Однажды, не в силах более этого выносить, я открылся одному мальчику, с которым водил компанию не только в Кондорсе — его родители были знакомы с моим отцом. «Глупый ты, — сказал он, — это же так просто. Пригласи Даржелоса как-нибудь в воскресенье, зазови его в кусты — и готово дело». Какое дело? Никакого дела быть не могло. Я лепетал, что речь не о доступных школьных утехах, и тщетно пытался средствами языка придать какую-то форму мечте. Мой товарищ пожал плечами. «Чего искать вчерашний день? Даржелос сильнее нас (он выразился несколько иначе). Подмажешься к нему — он клюнет. Если он тебе так нравится, подставляйся, да и все тут».
Грубость этого совета сразила меня. Я осознал, что невозможно добиться, чтоб меня поняли. Допустим, думал я, Даржелос согласится на свидание — что я ему скажу, что стану делать? Мне ведь хотелось не позабавиться пять минут, а быть с ним всегда. Короче, я обожал его и покорялся своей участи — молча страдать, ибо хоть и не умея назвать эту напасть любовью, я чувствовал, что она — нечто обратное происходящему в классе, и не там надо искать выход.
Это приключение, не имевшее начала, имело, однако, конец.
Подстрекаемый товарищем, которому открылся, я попросил Даржелоса о свидании в пустом классе после уроков. Он пришел. Я рассчитывал на чудо, которое научило бы меня, как себя вести. При виде его я потерял всякое соображение. Я только и видел, что его мускулистые ноги и ободранные коленки, разукрашенные кровяными корочками и чернилами.

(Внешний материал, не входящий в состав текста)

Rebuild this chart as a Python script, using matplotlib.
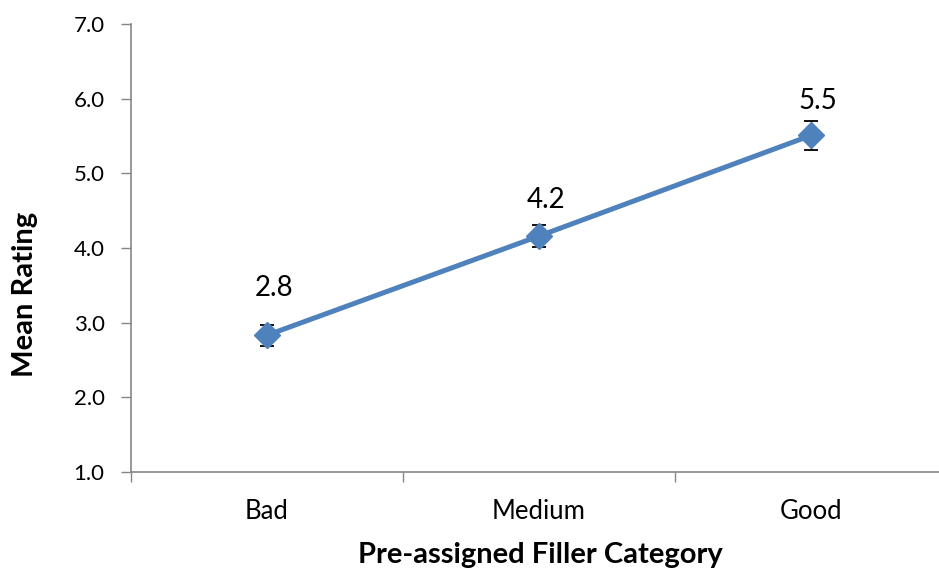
import matplotlib
matplotlib.use("Agg")
import matplotlib.pyplot as plt
from matplotlib.ticker import FixedLocator

categories = ["Bad", "Medium", "Good"]
means = [2.83, 4.16, 5.51]
errors = [0.14, 0.15, 0.19]
labels = ["2.8", "4.2", "5.5"]
yticks = [1.0, 2.0, 3.0, 4.0, 5.0, 6.0, 7.0]

# layout: label offsets in points above each point
label_dy = [34, 26, 25]

plt.rcParams['font.family'] = ['Lato', 'DejaVu Sans']

W, H = 939, 571
fig = plt.figure(figsize=(W / 100, H / 100), dpi=100)
left, right, top, bottom = 131, 939, 24.3, 471.7
ax = fig.add_axes([left / W, 1 - bottom / H, (right - left) / W, (bottom - top) / H])

x = list(range(len(categories)))
blue = "#4F81BD"
ax.errorbar(x, means, yerr=errors, fmt="none", ecolor="black", elinewidth=1,
            capsize=5, capthick=1.3, zorder=2)
ax.plot(x, means, color=blue, lw=3.6, marker="D", markersize=13, zorder=3)
for xi, m, lab, dy in zip(x, means, labels, label_dy):
    ax.annotate(lab, (xi, m), xytext=(5, dy), textcoords="offset points",
                ha="center", va="center", fontsize=20, color="black")

ax.set_ylim(1.0, 7.0)
ax.set_xlim(-0.5, (right - left) / 272 - 0.5)
ax.set_yticks(yticks)
ax.set_yticklabels([f"{v:.1f}" for v in yticks], fontsize=16)
ax.set_xticks(x)
ax.set_xticklabels(categories, fontsize=18.5)
ax.xaxis.set_minor_locator(FixedLocator([-0.5, 0.5, 1.5, 2.5]))
ax.tick_params(axis="x", which="major", length=0, pad=20)
ax.tick_params(axis="x", which="minor", length=7, width=1, color="#868686", direction="out")
ax.tick_params(axis="y", length=7, width=1, color="#868686", direction="out", pad=12)

for s in ["top", "right"]:
    ax.spines[s].set_visible(False)
for s in ["left", "bottom"]:
    ax.spines[s].set_color("#868686")
    ax.spines[s].set_linewidth(1.2)

ax.set_xlabel("Pre-assigned Filler Category", fontsize=21, fontweight="bold", va="center")
ax.set_ylabel("Mean Rating", fontsize=21, fontweight="bold", va="center")
ax.xaxis.set_label_coords((540 - left) / (right - left), -(555 - bottom) / (bottom - top))
ax.yaxis.set_label_coords(-(left - 25) / (right - left), (bottom - 294) / (bottom - top))

fig.savefig("out.png", dpi=100)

— Чего надо? — спросил он с жестокой улыбкой. Я догадывался, что он предполагает, догадывался, что моя просьба не могла иметь для него иного значения. Я понес первое, что пришло в голову.
— Я хотел тебя предупредить: надзиратель за тобой следит.
Это была нелепая выдумка, ибо обаяние Даржелоса околдовало всех наших учителей.
Привилегии красоты неизмеримы. Она действует даже на тех, кому, казалось бы, до нее и дела нет.
Даржелос склонил голову набок и прищурился:
— Надзиратель?
— Да, — упорствовал я, черпая силы в страхе, — надзиратель. Я слышал, как он говорил директору: «Я слежу за Даржелосом. Он слишком много себе позволяет. Я с него глаз не спущу».
— Ах, я слишком много себе позволяю? — сказал он, — ладно, старик, еще и не то позволю, покажу этому надзирателю. Я ему дам жизни; а ты, если всего-то из-за такой фигни вздумал мне надоедать, имей в виду: повторится — налуплю по заднице.